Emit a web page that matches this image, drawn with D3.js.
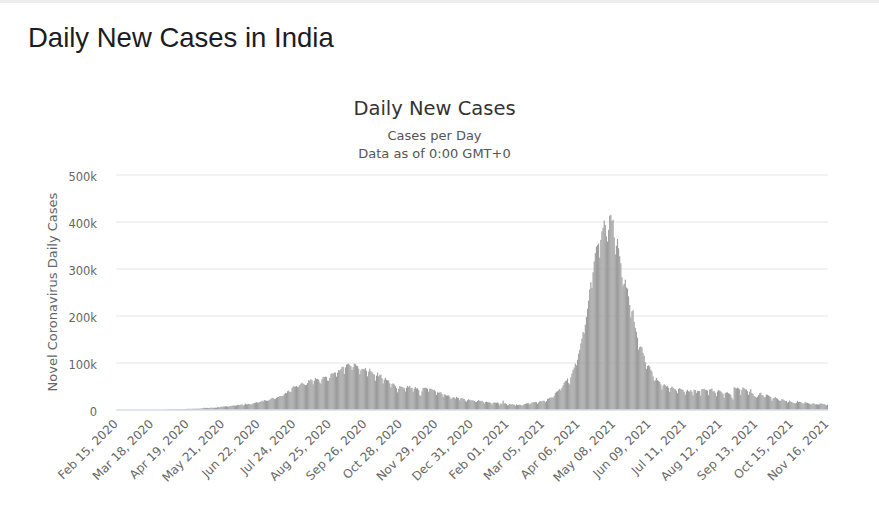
<!DOCTYPE html>
<html>
<head>
<meta charset="utf-8">
<script src="https://cdn.jsdelivr.net/npm/d3@7"></script>
<style>
  html, body { margin: 0; padding: 0; background: #fff; }
  svg { display: block; }
</style>
</head>
<body>
<svg id="chart" width="879" height="507"></svg>
<script>
// ---- Data (daily new cases, India, Feb 15 2020 – Nov 16 2021) ----
const startDate = new Date(2020, 1, 15);

const cases2020 = [
  // Feb 15–29
  0,0,0,0,0,0,0,0,0,0,0,0,0,0,0,
  // Mar
  0,2,1,22,2,1,3,5,4,13,6,11,9,20,11,6,23,14,38,50,86,66,103,37,121,70,160,100,82,227,146,
  // Apr
  601,545,478,577,743,544,569,593,896,896,768,918,1178,1061,922,1076,1007,1324,1540,1334,1540,1290,1667,1408,1835,1607,1561,1873,1738,1801,
  // May
  2394,2442,2806,3932,2963,3587,3364,3344,3113,4353,3607,3524,3763,3942,3787,4864,5050,4630,6147,5553,6198,6568,6629,7113,6414,5843,7293,7300,8105,8380,8789,
  // Jun
  7723,8821,9633,9889,9471,10438,10864,8442,9987,12375,10956,11306,12039,11503,11237,10667,13103,13586,14516,15403,14821,14933,15968,16922,18552,17296,19906,19459,18522,18653,
  // Jul
  19148,20903,22771,24850,24248,22252,22752,24879,26506,27114,28637,28701,28498,29429,32695,34956,34884,38902,40425,37148,37724,45720,49310,48916,48661,49931,47703,48513,52123,55079,57118,
  // Aug
  54735,52972,52050,52509,56282,62538,61537,64399,62064,53601,60963,66999,64553,65002,63490,57981,55079,64531,69652,68898,69878,69239,61408,60975,67151,75760,77266,76472,78761,78512,69921,
  // Sep
  78357,83883,83341,86432,90632,90802,75809,89706,95735,96551,97570,94372,92071,83809,90123,97894,96424,93337,92605,86961,75083,83347,86508,86052,85362,88600,82170,70589,80472,86821,
  // Oct
  81484,79476,75829,74442,61267,72049,78524,70496,73272,74383,66732,55342,63509,67708,63371,62212,61871,55722,46790,54044,55839,53370,50129,45148,36470,43893,49881,48648,48268,46963,45231,
  // Nov
  38310,46254,50210,47638,50356,45674,45903,38074,44281,47905,44879,44878,41100,30548,29164,38617,45576,45882,46232,45209,44059,37975,44376,44489,43082,41322,41810,38772,31118,36604,
  // Dec
  35668,36594,36652,32981,26567,32080,31522,29398,30006,30254,27071,22065,24010,26382,25152,22890,26624,25153,24337,19556,23950,24712,23067,22273,18732,16432,20021,21821,20549,19079,20035
];

const cases2021 = [
  // Jan
  19078,18177,16504,16375,18088,20346,18139,18222,18645,16311,12584,15968,16946,15590,15158,15144,13788,10064,13823,15223,14545,14256,14849,13203,9102,12689,11666,18855,13083,13052,11427,
  // Feb
  8635,10039,11899,10713,11059,10831,10067,8110,10923,9610,10143,10194,9649,8121,9610,11193,11881,12993,13264,13199,10584,12742,14738,15577,15488,16327,15510,12286,
  // Mar
  14989,17407,18327,16838,18711,18599,15388,17921,22854,23285,24882,25320,26291,24492,28903,34871,37726,38953,40846,43951,40715,46262,51476,57118,60258,61714,66020,56211,53480,68330,76466,
  // Apr
  84129,89249,97558,93982,105736,118789,126968,140384,150879,164912,161736,180372,196739,214353,231692,255500,270810,259170,292041,314835,332730,346786,349691,352991,323144,360960,379257,386452,401993,392488,
  // May
  368147,357229,382315,412262,414188,401078,403738,366161,329942,348421,362727,343144,326098,311170,281386,263533,267334,276070,259551,257299,240842,222315,195815,208921,211298,186364,173790,165553,152734,127510,132788,
  // Jun
  134154,132364,120529,114460,100636,86498,92596,94052,91702,84332,80834,70421,60471,62224,67208,62480,60753,58419,53256,42640,50848,54069,51667,48698,50040,46148,37566,45951,48786,46617,
  // Jul
  44111,43071,39796,34703,43733,45892,43393,42766,41506,37154,31443,38792,41806,38949,38079,41157,38164,30093,42015,41383,35342,39097,39742,39361,29689,43654,43509,44230,41649,41831,40134,
  // Aug
  30549,42625,42982,44643,38628,39070,35499,28204,38353,41195,40120,38667,36083,32937,25166,35178,36401,36571,34457,33500,30948,25072,21000,47500,46164,44658,46759,45083,42909,30941,41965,
  // Sep
  47092,45352,42618,42766,38948,31222,37875,43263,34973,33376,28591,27254,25404,27176,30570,34403,35662,30773,30256,26115,26964,31923,31382,29616,28326,26041,18795,23529,24354,26727,
  // Oct
  24354,22842,20799,18346,18833,22431,21257,19740,18166,18132,14313,15823,18987,16862,15981,14146,13596,13058,14623,18454,15786,16326,15906,14306,12428,13451,16156,14348,14313,12830,12514,
  // Nov 1–16
  10423,11903,12885,12729,10929,11451,10853,10126,11466,13091,12516,11850,11271,10229,8865,10197
];

const tickLabels = [
  "Feb 15, 2020","Mar 18, 2020","Apr 19, 2020","May 21, 2020","Jun 22, 2020",
  "Jul 24, 2020","Aug 25, 2020","Sep 26, 2020","Oct 28, 2020","Nov 29, 2020",
  "Dec 31, 2020","Feb 01, 2021","Mar 05, 2021","Apr 06, 2021","May 08, 2021",
  "Jun 09, 2021","Jul 11, 2021","Aug 12, 2021","Sep 13, 2021","Oct 15, 2021",
  "Nov 16, 2021"
];
const yTicks = [0, 100000, 200000, 300000, 400000, 500000];

const dailyCases = cases2020.concat(cases2021);
const fmtDate = d3.timeFormat("%b %d, %Y");
const categories = dailyCases.map((_, i) => fmtDate(d3.timeDay.offset(startDate, i)));
const series = categories.map((c, i) => ({ cat: c, value: dailyCases[i] }));

// ---- Layout ----
const svg = d3.select("#chart");
const plotLeft = 116, plotRight = 828, plotTop = 174.5, plotBottom = 409.5;
const chartFont = "'DejaVu Sans', 'Lucida Grande', sans-serif";

svg.append("rect").attr("x", 0).attr("y", 0).attr("width", 879).attr("height", 3).attr("fill", "#ededed");

svg.append("text")
  .attr("x", 28).attr("y", 46.5)
  .attr("font-family", "'Liberation Sans', Arial, sans-serif")
  .attr("font-size", 27.5)
  .attr("fill", "#1c1c24")
  .text("Daily New Cases in India");

const cx = 434.5;
svg.append("text").attr("x", cx).attr("y", 115).attr("text-anchor", "middle")
  .attr("font-family", chartFont).attr("font-size", 19.5).attr("fill", "#333333")
  .text("Daily New Cases");
svg.append("text").attr("x", cx).attr("y", 140).attr("text-anchor", "middle")
  .attr("font-family", chartFont).attr("font-size", 13).attr("fill", "#555555")
  .text("Cases per Day");
svg.append("text").attr("x", cx).attr("y", 157.5).attr("text-anchor", "middle")
  .attr("font-family", chartFont).attr("font-size", 13).attr("fill", "#555555")
  .text("Data as of 0:00 GMT+0");

// ---- Scales ----
const x = d3.scaleBand().domain(categories).range([plotLeft, plotRight]).padding(0);
const y = d3.scaleLinear().domain([0, 500000]).range([plotBottom, plotTop]);

// Y axis with gridlines
const yAxis = d3.axisLeft(y)
  .tickValues(yTicks)
  .tickFormat(d => d === 0 ? "0" : (d / 1000) + "k")
  .tickSizeInner(-(plotRight - plotLeft))
  .tickSizeOuter(0)
  .tickPadding(19);
const gy = svg.append("g").attr("transform", `translate(${plotLeft},0)`).call(yAxis);
gy.select(".domain").remove();
gy.selectAll(".tick line").attr("stroke", "#e6e6e6");
gy.selectAll(".tick text")
  .attr("font-family", chartFont).attr("font-size", 11.5).attr("fill", "#666666")
  .attr("dy", "0.52em");

// Y title
svg.append("text")
  .attr("transform", "translate(57,292) rotate(-90)")
  .attr("text-anchor", "middle")
  .attr("font-family", chartFont).attr("font-size", 13).attr("fill", "#666666")
  .text("Novel Coronavirus Daily Cases");

// Bars
svg.append("g").selectAll("rect").data(series).join("rect")
  .attr("x", d => x(d.cat))
  .attr("width", x.bandwidth())
  .attr("y", d => y(d.value))
  .attr("height", d => plotBottom - y(d.value))
  .attr("fill", "#9c9c9c");

// X axis
const xAxis = d3.axisBottom(x).tickValues(tickLabels).tickSize(0).tickSizeOuter(0);
const gx = svg.append("g").attr("transform", `translate(0,${plotBottom})`).call(xAxis);
gx.select(".domain").attr("stroke", "#ccd6eb");
gx.selectAll(".tick text")
  .attr("x", 0).attr("y", 0).attr("dy", 0)
  .attr("text-anchor", "end")
  .attr("transform", "translate(2,15) rotate(-45)")
  .attr("font-family", chartFont).attr("font-size", 12).attr("fill", "#666666");
</script>
</body>
</html>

== What needs to be done ==
Write out the lines from the start of the material to the line with "const startDate = new Date(2020, 1, 15);", inclusive and exactly. Skip the pictures.

== Worked answer ==
Emit a web page that matches this image, drawn with D3.js.
<!DOCTYPE html>
<html>
<head>
<meta charset="utf-8">
<script src="https://cdn.jsdelivr.net/npm/d3@7"></script>
<style>
  html, body { margin: 0; padding: 0; background: #fff; }
  svg { display: block; }
</style>
</head>
<body>
<svg id="chart" width="879" height="507"></svg>
<script>
// ---- Data (daily new cases, India, Feb 15 2020 – Nov 16 2021) ----
const startDate = new Date(2020, 1, 15);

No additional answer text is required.